Human rights lawyer latest victim of Egypt’s repressive protest law
The conviction of a human rights lawyer jailed for taking part in a peaceful protest must be overturned, said Amnesty International ahead of an appeal hearing in the case on Saturday 28 June.
Mahinour El-Masry, who is well known in Egypt for her political activism and human rights work, was sentenced to two years in prison last month after she participated in a protest last December. The protest was peaceful, but some of the demonstrators turned to violence after police forcibly dispersed the assembly.
“There is absolutely no evidence to suggest that Mahinour El-Masry was involved in violence against the security forces. Her case is just the latest in a series of examples of the Egyptian authorities’ systematic attempts to stifle dissent, including by using the repressive protest law enacted last November,” said Philip Luther, Director for the Middle East and North Africa at Amnesty International.
“Mahinour El-Masry is a prisoner of conscience, convicted and sentenced solely for protesting peacefully. She should be immediately and unconditionally released.”
Mahinour El-Masry was convicted in her absence in January by the Alexandria Misdemeanour Court to two years in prison, a verdict that was upheld on appeal in February. The verdict was overturned after she challenged the rulings made in her absence and a retrial ordered. She was then sentenced on 20 May 2014 by the Alexandria Misdemeanour Court to two years in prison and a fine of 50,000 Egyptian pounds (approximately US$7,000) on charges of participating in an unauthorized demonstration and assaulting security forces.
Amnesty International has reviewed video footage and photographs of the protest and spoken to other participants and a local human rights organization and has concluded that she was not involved in the violence.
On 2 December 2013, protesters demonstrated outside the Alexandria Criminal Court as it was retrying two police officers accused of killing Khaled Said, a young man who died in June 2010 after being publicly beaten by police officers. Security forces broke up the demonstration using a water cannon and tear gas, and arrested a number of protesters and at least one bystander. A member of the security forces was also photographed striking one of the protesters with a baton. Some at the scene then clashed with the security forces, hurling rocks and other objects at them.

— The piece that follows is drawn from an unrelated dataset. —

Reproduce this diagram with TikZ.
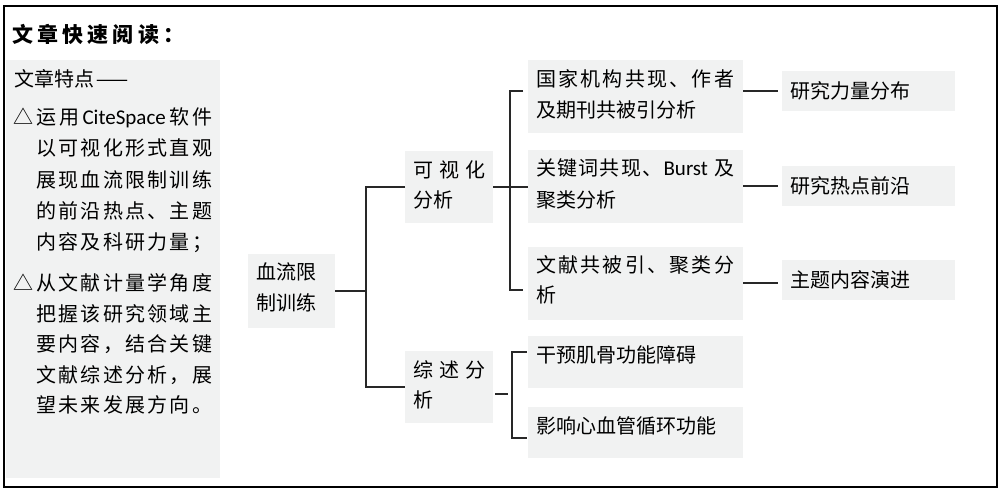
\documentclass[tikz,border=0pt]{standalone}
\usepackage{fontspec}
\setmainfont{Noto Sans CJK SC}
\newfontfamily\latinfont{Carlito}
\definecolor{boxgray}{RGB}{241,242,242}
\definecolor{linecol}{RGB}{40,40,40}
\let\spreadEnd\relax
\newcommand\spreadA[1]{\ifx#1\spreadEnd\unskip\else#1\hfil\expandafter\spreadA\fi}
\newcommand\spreadline[2]{\makebox[#1][s]{\spreadA#2\spreadEnd}}
\newcommand\lat[1]{{\latinfont\fontsize{21}{21}\selectfont #1}}
\tikzset{
  gbox/.style={fill=boxgray, draw=none, inner sep=0pt, outer sep=0pt, anchor=north west},
  txt/.style={inner sep=0pt, anchor=base west, font=\fontsize{20}{20}\selectfont},
  conn/.style={draw=linecol, line width=1.3pt},
}
\begin{document}
\begin{tikzpicture}[x=1pt,y=-1pt]
\useasboundingbox (0,0) rectangle (1003,494);
\fill[white] (0,0) rectangle (1003,494);
\draw[line width=1.5pt, draw=black] (4,6) rectangle (997,487);
% title
\node[txt, font=\fontsize{21}{21}\selectfont\bfseries] (title) at (12,43) {\spreadline{172pt}{文章快速阅读：}};
% left panel
\node[gbox, minimum width=214pt, minimum height=418pt] (P) at (6,60) {};
\node[txt] (p0) at (14,86.6) {文章特点\hspace{1pt}\scalebox{1.9}[1]{—}};
\node[txt] (tri1) at (13,124.6) {△};
\node[txt] (p11) at (36,124.6) {\makebox[176pt][s]{运\hfil 用\hfil\lat{CiteSpace}\hfil 软\hfil 件}};
\node[txt] (p12) at (36,155.6) {\spreadline{176pt}{以可视化形式直观}};
\node[txt] (p13) at (36,187.6) {\spreadline{176pt}{展现血流限制训练}};
\node[txt] (p14) at (36,218.6) {\spreadline{176pt}{的前沿热点、主题}};
\node[txt] (p15) at (36,249.6) {\spreadline{176pt}{内容及科研力量；}};
\node[txt] (tri2) at (13,290.6) {△};
\node[txt] (p21) at (36,290.6) {\spreadline{176pt}{从文献计量学角度}};
\node[txt] (p22) at (36,321) {\spreadline{176pt}{把握该研究领域主}};
\node[txt] (p23) at (36,351.6) {\spreadline{176pt}{要内容，结合关键}};
\node[txt] (p24) at (36,382) {\spreadline{176pt}{文献综述分析，展}};
\node[txt] (p25) at (36,412.6) {\spreadline{176pt}{望未来发展方向。}};
% root
\node[gbox, minimum width=87pt, minimum height=74pt] (R) at (248,254) {};
\node[txt] (r1) at (256,279.6) {血流限};
\node[txt] (r2) at (256,310.6) {制训练};
% level 2
\node[gbox, minimum width=88pt, minimum height=72pt] (V) at (405,151) {};
\node[txt] (v1) at (413,177.6) {\spreadline{72pt}{可视化}};
\node[txt] (v2) at (413,207.6) {分析};
\node[gbox, minimum width=88pt, minimum height=72pt] (S) at (405,351) {};
\node[txt] (s1) at (413,377.6) {\spreadline{72pt}{综述分}};
\node[txt] (s2) at (413,407.6) {析};
% level 3
\node[gbox, minimum width=215pt, minimum height=73pt] (A) at (528,60) {};
\node[txt] (a1) at (536,86.6) {\spreadline{198pt}{国家机构共现、作者}};
\node[txt] (a2) at (536,117.6) {及期刊共被引分析};
\node[gbox, minimum width=215pt, minimum height=73pt] (B) at (528,150) {};
\node[txt] (b1) at (536,175.6) {\makebox[198pt][s]{关\hfil 键\hfil 词\hfil 共\hfil 现\hfil 、\hfil\lat{Burst}\hspace{5pt}\hfil 及}};
\node[txt] (b2) at (536,207.6) {聚类分析};
\node[gbox, minimum width=215pt, minimum height=73pt] (C) at (528,247) {};
\node[txt] (c1) at (536,272.6) {\spreadline{198pt}{文献共被引、聚类分}};
\node[txt] (c2) at (536,302.6) {析};
\node[gbox, minimum width=215pt, minimum height=52pt] (D) at (528,336) {};
\node[txt] (d1) at (536,362.6) {干预肌骨功能障碍};
\node[gbox, minimum width=215pt, minimum height=51pt] (E) at (528,407) {};
\node[txt] (e1) at (536,433.6) {影响心血管循环功能};
% level 4
\node[gbox, minimum width=173pt, minimum height=40pt] (F) at (782,71) {};
\node[txt] (f1) at (790,98.6) {研究力量分布};
\node[gbox, minimum width=173pt, minimum height=40pt] (G) at (782,166) {};
\node[txt] (g1) at (790,193.6) {研究热点前沿};
\node[gbox, minimum width=173pt, minimum height=40pt] (H) at (782,260) {};
\node[txt] (h1) at (790,287.6) {主题内容演进};
% connectors
\draw[conn] (R.east) -- ++(31,0) coordinate (j1);
\draw[conn] (V.west) -| (j1) |- (S.west);
\draw[conn] (V.east) -- (V.east -| B.west);
\coordinate (tA) at (523,91);
\coordinate (tC) at (523,290);
\draw[conn] (tA) -- ++(-13,0) |- (tC);
\coordinate (tD) at (527,352);
\coordinate (tE) at (527,438);
\draw[conn] (tD) -- ++(-15,0) |- (tE);
\draw[conn] ([xshift=2pt,yshift=-7pt]S.east) -- ++(13,0);
\draw[conn] (F.west -| A.east) -- ([xshift=-4pt]F.west);
\draw[conn] (G.west -| B.east) -- ([xshift=-4pt]G.west);
\draw[conn] ([yshift=-3pt]H.west -| C.east) -- ([xshift=-4pt,yshift=-3pt]H.west);
\end{tikzpicture}
\end{document}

The Alexandria Misdemeanour Court sentenced four other jailed protesters, arrested during the protest, to two years in prison last January on charges of protesting without authorization and assaulting the security forces. They included poet Omar Hazek and student Islam Hasanien, who lawyers and protesters say had not taken part in the demonstration. As in Mahinour El-Masry’s case, their verdicts were upheld in their absence on appeal in February.
Amnesty International has repeatedly called on the Egyptian authorities to repeal the protest law. Since the law came into force in November 2013, security forces have arrested dozens of protesters for taking part in unauthorized demonstrations. Many have faced criminal prosecution.
“The protest law allows the Egyptian authorities to ban demonstrations at their discretion and gives security forces a free rein to use force, including firearms, against peaceful protesters - a blatant violation of international law. It sends a clear message that there is no space in Egypt today for activism that is not directly sanctioned by the state,” said Phil Luther.
On 21 June, 23 people were detained in Cairo following a march against the protest law. Among those arrested was Yara Sallam, a women’s rights activist and human rights defender who works for the Egyptian Initiative for Personal Rights. Sanaa Seif, an activist and the sister of the imprisoned activist Alaa Abdel Fattah, was also arrested. Both women are prisoners of conscience and should therefore be immediately and unconditionally released.